Pembicara empat adalah perwakilan dari mahasiswa, Didit Putra Kusuma, mantan ketua komite kedaulatan energi. Bukan nama yang asing bagi saya, saya sudah pernah mendengar namanya dari beberapa teman, mungkin karena ada ungkapan sesama nelayan selalu saling melihat dari kejauhan. Pembawaannya yang lebih mirip seperti comic (stand-up komedian) langsung membawa keceriaan di segenap penjuuru ruangan, sesekali saya pun ikut terbawa. Terlepas dari slide yang bertumpuk-tumpuk dan judul presentasi yang begitu tremendous: Subsidi BBM dari perspektif Science, Teknis, Sosial dan Ekonomi, saya memberikan pujian yang tinggi kepada beliau. Pertama, karena beliau sama sekali tidak merasa inferior di forum bergengsi tersebut. Kedua, pemaparan yang penuh semangat a.k.a. khas mahasiswa banget. Ketiga, karena beliau menggunakan logo KKE yang saya desain di setiap slide-nya.

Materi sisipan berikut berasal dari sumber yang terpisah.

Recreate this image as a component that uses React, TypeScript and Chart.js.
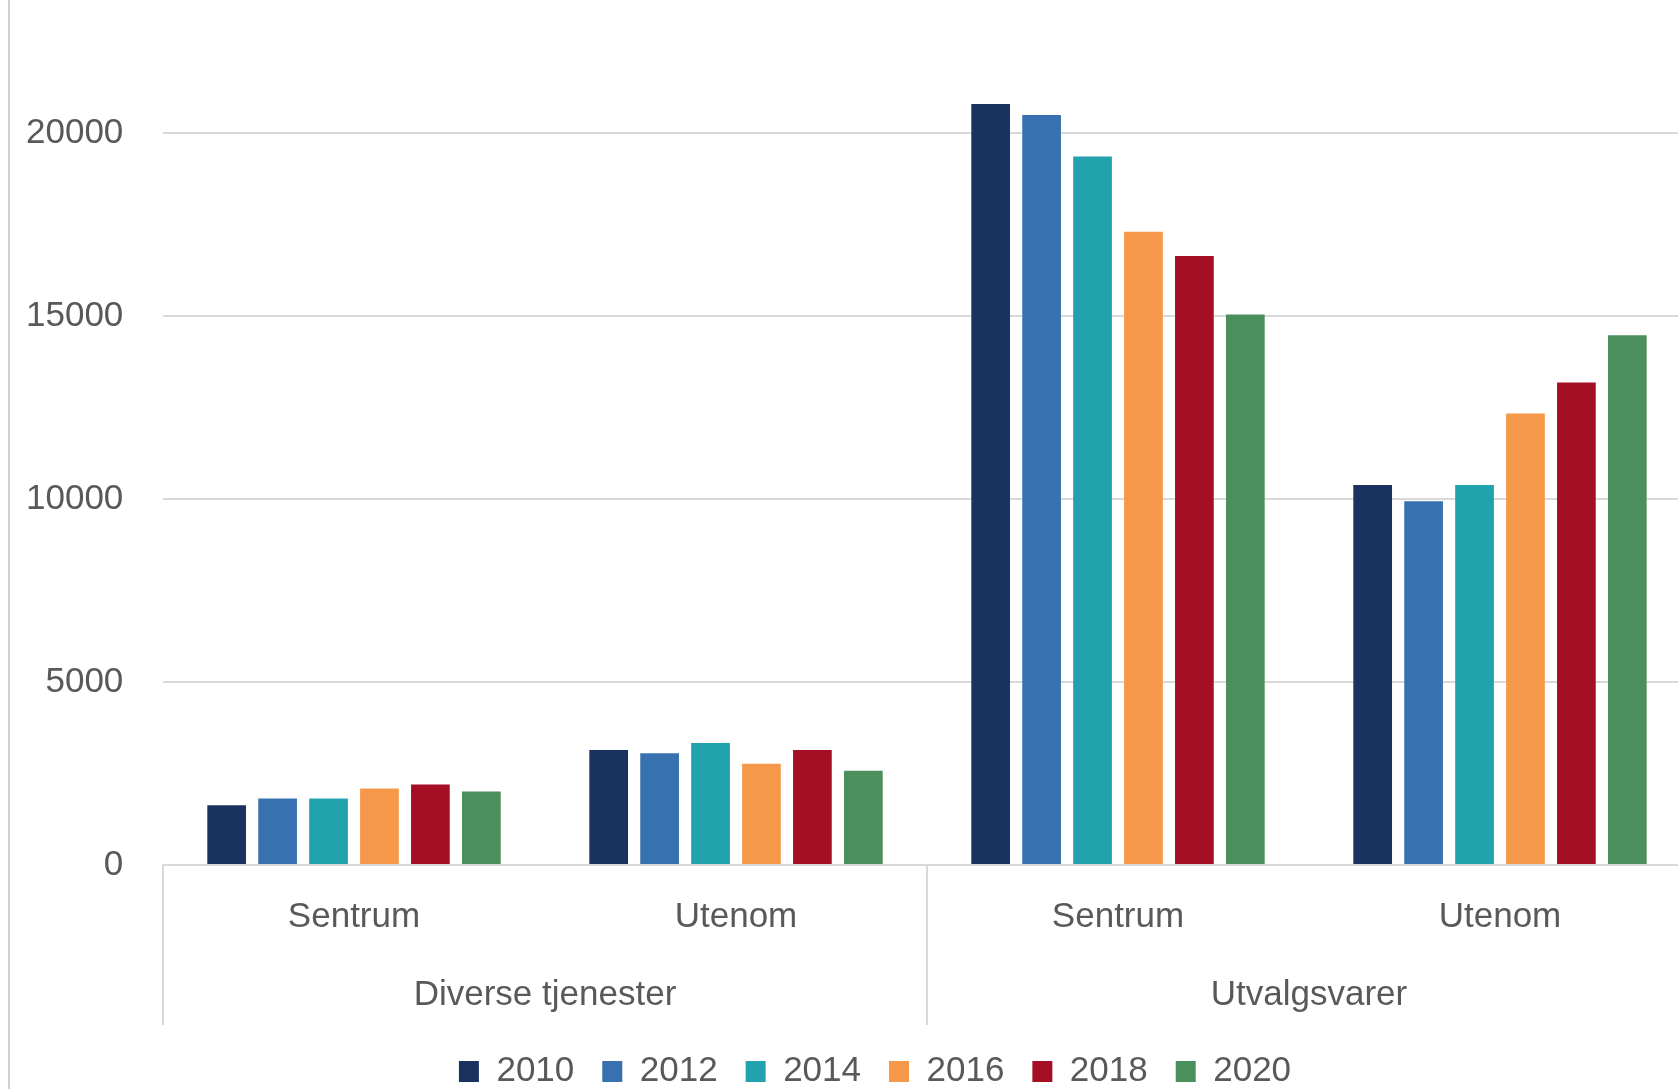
import React, { useEffect, useRef } from "react";
import { Chart, registerables } from "chart.js";

Chart.register(...registerables);

const categories = ["Sentrum", "Utenom", "Sentrum", "Utenom"];
const groups = ["Diverse tjenester", "Utvalgsvarer"];
const years = ["2010", "2012", "2014", "2016", "2018", "2020"];

const values2010 = [1630, 3140, 20790, 10380];
const values2012 = [1815, 3055, 20490, 9935];
const values2014 = [1815, 3330, 19360, 10380];
const values2016 = [2090, 2765, 17300, 12335];
const values2018 = [2200, 3140, 16640, 13180];
const values2020 = [2005, 2575, 15040, 14470];

const seriesValues = [values2010, values2012, values2014, values2016, values2018, values2020];
const seriesColors = ["#1a3260", "#3871b0", "#22a2ad", "#f5984a", "#a50f24", "#4b8f5d"];

const yTicks = [0, 5000, 10000, 15000, 20000];

const FONT = "'Liberation Sans', Arial, sans-serif";
const TEXT = "#595959";
const GRID = "#d9d9d9";

const CW = 1701;
const CH = 1099;

const framePlugin = {
  id: "frameLine",
  beforeDraw(chart: any) {
    const ctx = chart.ctx;
    ctx.save();
    ctx.fillStyle = "#ffffff";
    ctx.fillRect(0, 0, chart.width, chart.height);
    ctx.strokeStyle = "#cfcfcf";
    ctx.lineWidth = 2;
    ctx.beginPath();
    ctx.moveTo(9, 0);
    ctx.lineTo(9, chart.height);
    ctx.stroke();
    ctx.restore();
  },
};

export default function App() {
  const ref = useRef<HTMLCanvasElement | null>(null);

  useEffect(() => {
    if (!ref.current) return;
    const chart = new Chart(ref.current, {
      type: "bar",
      data: {
        labels: categories,
        datasets: years.map((y, i) => ({
          label: y,
          data: seriesValues[i],
          backgroundColor: seriesColors[i],
          borderWidth: 0,
          categoryPercentage: 0.8,
          barPercentage: 0.76,
        })),
      },
      options: {
        responsive: false,
        animation: false,
        devicePixelRatio: 1,
        layout: { padding: { left: 59, right: 10, top: 40, bottom: 0 } },
        plugins: {
          tooltip: { enabled: false },
          legend: {
            position: "bottom",
            labels: {
              font: { family: FONT, size: 35 },
              color: TEXT,
              boxWidth: 20,
              boxHeight: 21,
              padding: 28,
            },
          },
        },
        scales: {
          y: {
            min: 0,
            max: 22540,
            afterBuildTicks: (axis: any) => {
              axis.ticks = yTicks.map((v) => ({ value: v }));
            },
            afterFit: (s: any) => {
              s.width = 104;
            },
            border: { display: false },
            grid: {
              color: GRID,
              lineWidth: 2,
              drawTicks: false,
            },
            ticks: {
              font: { family: FONT, size: 35 },
              color: TEXT,
              mirror: true,
              crossAlign: "far",
              padding: -137,
              callback: (v: any) => String(v),
            },
          },
          x: {
            type: "category",
            position: "bottom",
            weight: 0,
            offset: true,
            afterFit: (s: any) => {
              s.height = 100;
            },
            border: { display: true, color: GRID, width: 2 },
            grid: {
              offset: true,
              drawOnChartArea: false,
              drawTicks: true,
              tickLength: 160,
              lineWidth: 2,
              color: (c: any) => (c.index % 2 === 0 ? GRID : "transparent"),
              tickColor: (c: any) => (c.index % 2 === 0 ? GRID : "transparent"),
            },
            ticks: {
              font: { family: FONT, size: 35 },
              color: TEXT,
              padding: -129,
              autoSkip: false,
              maxRotation: 0,
              minRotation: 0,
            },
          },
          x2: {
            type: "category",
            position: "bottom",
            weight: 1,
            labels: groups,
            offset: true,
            afterFit: (s: any) => {
              s.height = 61;
            },
            border: { display: false },
            grid: { display: false, drawTicks: false, drawOnChartArea: false },
            ticks: {
              font: { family: FONT, size: 35 },
              color: TEXT,
              padding: 9,
              autoSkip: false,
              maxRotation: 0,
              minRotation: 0,
            },
          },
        },
      },
      plugins: [framePlugin],
    } as any);
    return () => chart.destroy();
  }, []);

  return (
    <div
      style={{
        position: "fixed",
        left: 0,
        top: 0,
        width: "100vw",
        height: "100vh",
        overflow: "hidden",
        background: "#ffffff",
      }}
    >
      <canvas
        ref={ref}
        width={CW}
        height={CH}
        style={{ display: "block", width: CW, height: CH }}
      />
    </div>
  );
}
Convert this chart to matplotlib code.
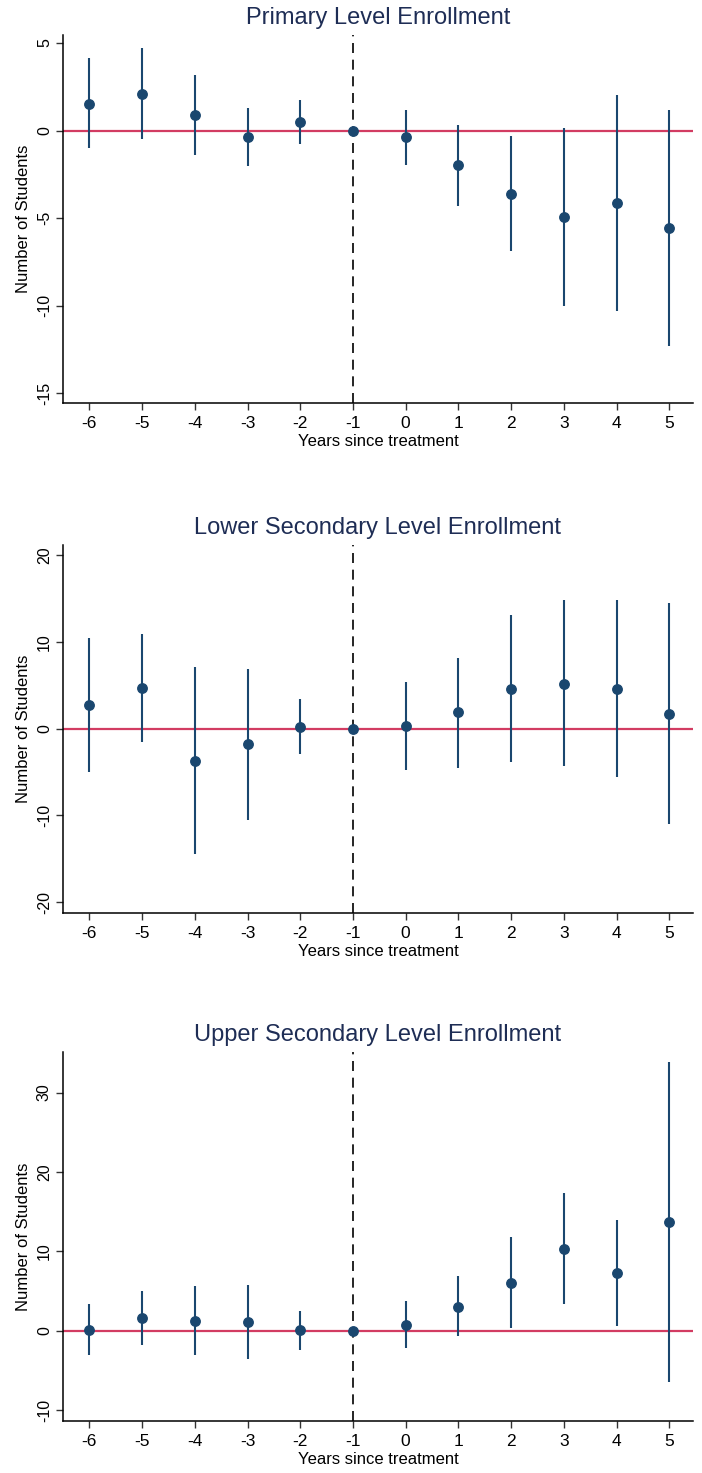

Pembicara kelima, Prof. Danang Parikesit seorang Guru besar Transportasi UGM dan juga ketua Masyarakat Transportasi Indonesia (MTI). Pembicara yang satu ini nampaknya memenangkan hati saya, bahkan sebelum beliau menyampaikan presentasinya. Cara beliau duduk pun bagi saya telah memancarkan kharisma dan kepercayaan diri yang tinggi, namun sama sekali tak terlihat raut kesombongan. Beliau menyampaikan presentasi yang berjudul: “Missing Link” Pengurangan Subsidi BBM, namun dalam pemaparanya beliau lebih menitikberatkan dampak kenaikan harga BBM terhadap sektor transportasi: “Kebijakan pengurangan subsidi saat ini lebih fokus pada kebijakan fiskal namun tidak diikuti kebijakan progresif investasi dan insentif untuk mendorong moda pemakain transportasi angkutan umum termasuk bis listrik dan elektrifikasi kereta api”. Setidaknya ada tiga poin penting yang saya petik dari beliau. Pertama, ketiadaan pilihan membuat masyarakat tetap bernafsu nembeli BBM, akan lebih elegan jika pemerintah memberikan pilihan dahulu baru menaikan harga. Kedua, kebijakan energi, transportasi, industri otomotif dan fiskal haruslah merupakan paket kebijakan yang konvergen. Ketiga, yang terpenting bukan seberapa tinggi dampak kenaikan harga BBM, namun pemerintah harus meningkatkan pula daya beli masyarakat agar bisa membeli BBM pada harga berapapun. “Yang dilakukan pemerintah bukanlah yang dijanjikan pemerintah, namun apa yang terjadi setelah kenaikan ini”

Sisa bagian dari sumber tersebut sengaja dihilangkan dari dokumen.